The project spans two USACE districts, Louisville and Detroit, and two regional supplements, Midwest and North Central, in addition to the Bloomington Field Office of the USFWS. A 300-foot-wide survey corridor was delineated on foot for the presence of wetlands and other waters of the U.S and the state. The same survey corridor was assessed for threatened and endangered species habitat with particular focus on the Indiana bat. Tablet PCs and sub-meter GPS units were used in the field to track property access as well as update environmental team members on parcels completed, locations and boundaries of wetlands and streams identified, potential roost sites, etc. Daily updates were made available to team members and NIPSCO.
Burns & McDonnell managed the right-of-way acquisition for the project, including establishing a field office, obtaining right-of-entry permissions, obtaining and reviewing title reports, conducting agent training, preparing survey and easement exhibits and other documents for easement acquisition, access, and special conditions, recording agreements, securing access roads and storage yards, notifying property owners, and supporting NIPSCO in condemnation proceedings.
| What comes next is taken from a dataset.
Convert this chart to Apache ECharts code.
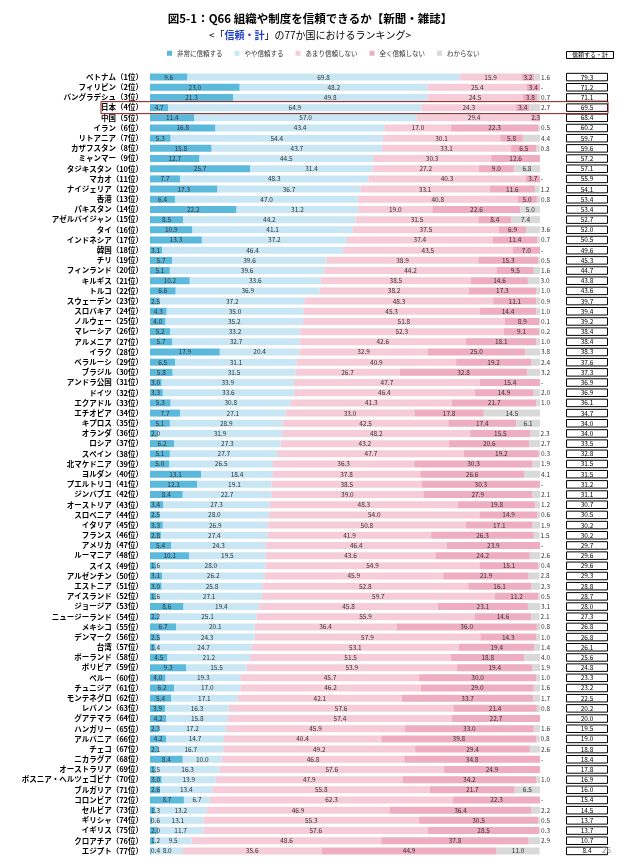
<!DOCTYPE html>
<html><head><meta charset="utf-8">
<script src="https://cdn.jsdelivr.net/npm/echarts@6/dist/echarts.min.js"></script>
<style>html,body{margin:0;padding:0;background:#fff}#c{width:620px;height:862px}</style>
</head><body><div id="c"></div>
<script>
const categories = ['ベトナム（1位）','フィリピン（2位）','バングラデシュ（3位）','日本（4位）','中国（5位）','イラン（6位）','リトアニア（7位）','カザフスタン（8位）','ミャンマー（9位）','タジキスタン（10位）',
'マカオ（11位）','ナイジェリア（12位）','香港（13位）','パキスタン（14位）','アゼルバイジャン（15位）','タイ（16位）','インドネシア（17位）','韓国（18位）','チリ（19位）','フィンランド（20位）',
'キルギス（21位）','トルコ（22位）','スウェーデン（23位）','スロバキア（24位）','ノルウェー（25位）','マレーシア（26位）','アルメニア（27位）','イラク（28位）','ベラルーシ（29位）','ブラジル（30位）',
'アンドラ公国（31位）','ドイツ（32位）','エクアドル（33位）','エチオピア（34位）','キプロス（35位）','オランダ（36位）','ロシア（37位）','スペイン（38位）','北マケドニア（39位）','ヨルダン（40位）',
'プエルトリコ（41位）','ジンバブエ（42位）','オーストリア（43位）','スロベニア（44位）','イタリア（45位）','フランス（46位）','アメリカ（47位）','ルーマニア（48位）','スイス（49位）','アルゼンチン（50位）',
'エストニア（51位）','アイスランド（52位）','ジョージア（53位）','ニュージーランド（54位）','メキシコ（55位）','デンマーク（56位）','台湾（57位）','ポーランド（58位）','ボリビア（59位）','ペルー（60位）',
'チュニジア（61位）','モンテネグロ（62位）','レバノン（63位）','グアテマラ（64位）','ハンガリー（65位）','アルバニア（66位）','チェコ（67位）','ニカラグア（68位）','オーストラリア（69位）','ボスニア・ヘルツェゴビナ（70位）',
'ブルガリア（71位）','コロンビア（72位）','セルビア（73位）','ギリシャ（74位）','イギリス（75位）','クロアチア（76位）','エジプト（77位）'];

const seriesNames = ['非常に信頼する','やや信頼する','あまり信頼しない','全く信頼しない','わからない'];

const veryTrust = [9.6,23.0,21.3,4.7,11.4,16.8,5.3,15.8,12.7,25.7,
7.7,17.3,6.4,22.2,8.5,10.9,13.3,3.1,5.7,5.1,
10.2,6.6,2.5,4.3,4.0,5.2,5.7,17.9,6.5,5.8,
3.0,3.3,5.3,7.7,5.1,2.0,6.2,5.1,5.0,13.1,
12.1,8.4,3.4,2.5,3.3,2.8,5.4,10.1,1.6,3.1,
3.0,1.6,8.6,2.2,6.7,2.5,1.4,4.5,9.3,4.0,
6.2,5.4,3.9,4.2,2.3,4.2,2.1,8.4,1.5,3.0,
2.6,8.7,1.3,0.6,2.0,1.2,0.4];

const somewhatTrust = [69.8,48.2,49.8,64.9,57.0,43.4,54.4,43.7,44.5,31.4,
48.3,36.7,47.0,31.2,44.2,41.1,37.2,46.4,39.6,39.6,
33.6,36.9,37.2,35.0,35.2,33.2,32.7,20.4,31.1,31.5,
33.9,33.6,30.8,27.1,28.9,31.9,27.3,27.7,26.5,18.4,
19.1,22.7,27.3,28.0,26.9,27.4,24.3,19.5,28.0,26.2,
25.8,27.1,19.4,25.1,20.1,24.3,24.7,21.2,15.5,19.3,
17.0,17.1,16.3,15.8,17.2,14.7,16.7,10.0,16.3,13.9,
13.4,6.7,13.2,13.1,11.7,9.5,8.0];

const notMuchTrust = [15.9,25.4,24.5,24.3,29.4,17.0,30.1,33.1,30.3,27.2,
40.3,33.1,40.8,19.0,31.5,37.5,37.4,43.5,38.9,44.2,
38.5,38.2,48.3,45.3,51.8,52.3,42.6,32.9,40.9,26.7,
47.7,46.4,41.3,33.0,42.5,48.2,43.2,47.7,36.3,37.8,
38.5,39.0,48.3,54.0,50.8,41.9,46.4,43.6,54.9,45.9,
52.8,59.7,45.8,55.9,36.4,57.9,53.1,51.5,53.9,45.7,
46.2,42.1,57.6,57.4,45.9,40.4,49.2,46.8,57.6,47.9,
55.8,62.3,46.9,55.3,57.6,48.6,35.6];

const noTrust = [3.2,3.4,3.8,3.4,2.3,22.3,5.8,6.5,12.6,9.0,
3.7,11.6,5.0,22.6,8.4,6.9,11.4,7.0,15.3,9.5,
14.6,17.3,11.1,14.4,8.9,9.1,18.1,25.0,19.2,32.8,
15.4,14.9,21.7,17.8,17.4,15.5,20.6,19.2,30.3,26.6,
30.3,27.9,19.8,14.9,17.1,26.3,23.9,24.2,15.1,21.9,
16.1,11.2,23.1,14.6,36.0,14.3,19.4,18.8,19.4,30.0,
29.0,33.7,21.4,22.7,33.0,39.8,29.4,34.8,24.9,34.2,
21.7,22.3,36.4,30.5,28.5,37.8,44.9];

const dontKnow = [1.6,0,0.7,2.7,0.1,0.5,4.4,0.8,0,6.8,
0,1.2,0.8,5.0,7.4,3.6,0.7,0,0.5,1.6,
3.0,1.0,0.9,1.0,0.1,0.2,1.0,3.8,2.4,3.2,
0,2.0,1.0,14.5,6.1,2.3,2.7,0.3,1.9,4.1,
0,2.1,1.2,0.6,1.9,1.5,0,2.6,0.4,2.8,
2.3,0.5,3.1,2.1,0.8,1.0,1.4,4.0,1.9,1.0,
1.6,1.7,0.8,0,1.6,0.8,2.6,0,0,1.0,
6.5,0,2.2,0.5,0.3,2.9,11.0];

const trustTotal = [79.3,71.2,71.1,69.5,68.4,60.2,59.7,59.6,57.2,57.1,
55.9,54.1,53.4,53.4,52.7,52.0,50.5,49.6,45.3,44.7,
43.8,43.6,39.7,39.4,39.2,38.4,38.4,38.3,37.6,37.3,
36.9,36.9,36.1,34.7,34.0,34.0,33.5,32.8,31.5,31.5,
31.2,31.1,30.7,30.5,30.2,30.2,29.7,29.6,29.6,29.3,
28.8,28.7,28.0,27.3,26.8,26.8,26.1,25.6,24.8,23.3,
23.2,22.5,20.2,20.0,19.5,19.0,18.8,18.4,17.8,16.9,
16.0,15.4,14.5,13.7,13.7,10.7,8.4];

const highlightCategory = '日本（4位）';

const FONT = '"Noto Sans CJK JP", "Noto Sans", sans-serif';
const colors = ['#5BB9DC','#C8E6F3','#F6CCD8','#EEADC1','#D9D9D9'];
const seriesData = [veryTrust, somewhatTrust, notMuchTrust, noTrust, dontKnow];

const fmt = v => v === 0 ? '-' : v.toFixed(1);

const chart = echarts.init(document.getElementById('c'), null, {renderer: 'canvas'});

const barSeries = seriesData.map((arr, si) => ({
  name: seriesNames[si],
  type: 'bar',
  stack: 'all',
  xAxisIndex: 0, yAxisIndex: 0,
  barWidth: 7,
  itemStyle: {color: colors[si]},
  emphasis: {disabled: true},
  data: arr.map(v => {
    let pos = 'inside';
    if (si === 0 && v < 3.5) pos = 'insideLeft';
    if (si === 4 && v < 5) pos = 'right';
    return {value: v, label: {position: pos}};
  }),
  label: {
    show: true,
    fontSize: 6.5,
    fontFamily: FONT,
    color: '#333',
    distance: 1,
    formatter: p => fmt(p.value)
  }
}));

const option = {
  animation: false,
  color: colors,
  title: [
    {text: '図5-1：Q66 組織や制度を信頼できるか【新聞・雑誌】', left: 'center', top: 8,
     textStyle: {fontSize: 11.5, fontWeight: 'bold', fontFamily: FONT, color: '#000'}},
    {text: '<「{b|信頼・計}」の77か国におけるランキング>', left: 'center', top: 25,
     textStyle: {fontSize: 10, fontWeight: 'normal', fontFamily: FONT, color: '#000',
       rich: {b: {fontSize: 10, fontWeight: 'bold', color: '#1F3FC8', fontFamily: FONT}}}},
    {text: '信頼する・計', left: 566, top: 51, padding: [1, 6, 1, 6],
     borderColor: '#000', borderWidth: 1,
     textStyle: {fontSize: 6, fontWeight: 'normal', fontFamily: FONT, color: '#000'}},
    {text: '26', right: 4, bottom: 3, textStyle: {fontSize: 8, fontWeight: 'normal', color: '#888', fontFamily: FONT}}
  ],
  legend: {
    data: seriesNames, left: 162, top: 45,
    itemWidth: 5, itemHeight: 5, itemGap: 12,
    icon: 'rect',
    textStyle: {fontSize: 6.5, fontFamily: FONT, color: '#333'}
  },
  grid: [
    {left: 150, right: 80, top: 72, bottom: 6},
    {left: 566, width: 42, top: 72, bottom: 6}
  ],
  xAxis: [
    {type: 'value', gridIndex: 0, min: 0, max: 100, show: false},
    {type: 'value', gridIndex: 1, min: 0, max: 1, show: false}
  ],
  yAxis: [
    {type: 'category', gridIndex: 0, data: categories, inverse: true,
     axisLine: {show: false}, axisTick: {show: false},
     axisLabel: {fontSize: 7.5, fontFamily: FONT, color: '#000', fontWeight: 'bold', margin: 7, interval: 0}},
    {type: 'category', gridIndex: 1, data: categories, inverse: true, show: false}
  ],
  series: barSeries.concat([{
    name: 'total', type: 'bar', xAxisIndex: 1, yAxisIndex: 1,
    barWidth: 8.5,
    itemStyle: {color: '#fff', borderColor: '#000', borderWidth: 1},
    emphasis: {disabled: true},
    data: trustTotal.map(() => 1),
    label: {show: true, position: 'inside', fontSize: 6.5, fontFamily: FONT, color: '#000',
      formatter: p => trustTotal[p.dataIndex].toFixed(1)}
  }])
};
chart.setOption(option);

// highlight box around Japan row
const hy = chart.convertToPixel({yAxisIndex: 0}, highlightCategory);
chart.setOption({
  graphic: [{
    type: 'rect', shape: {x: 101, y: hy - 6, width: 507, height: 12},
    style: {fill: 'none', stroke: '#8B1A1A', lineWidth: 1}, z: 100
  }]
});
</script></body></html>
FeaturesAs part of the public involvement portion of the project, Burns & McDonnell:
- Branded the project and designed a corresponding logo.
- Created communications plans and outreach materials.
- Developed the Stakeholder Data Management System (SDMS) for real-time tracking of inquiries, responses, mailing lists, documents, meetings, acquisition progress and other project data; this system was available to the project team via the web.
- Wrote and designed project fact sheets including a project overview, electric and magnetic field (EMF) data, vegetation management, and permitted and non-permitted use on the right of way.
- Set up and managed a project hotline, website and e-mail address; responded to landowner and other stakeholder inquiries.
- Planned, provided materials for and attended nine public open houses to present the project study area and route network at locations across Indiana.
- Assembled and met with an advisory group made up of members of the community several times throughout project to solicit input and feedback.
- Developed and conducted training for the project team and NIPSCO staff on key messages.
- Developed and conducted training for right-of-way agents prior to starting acquisition.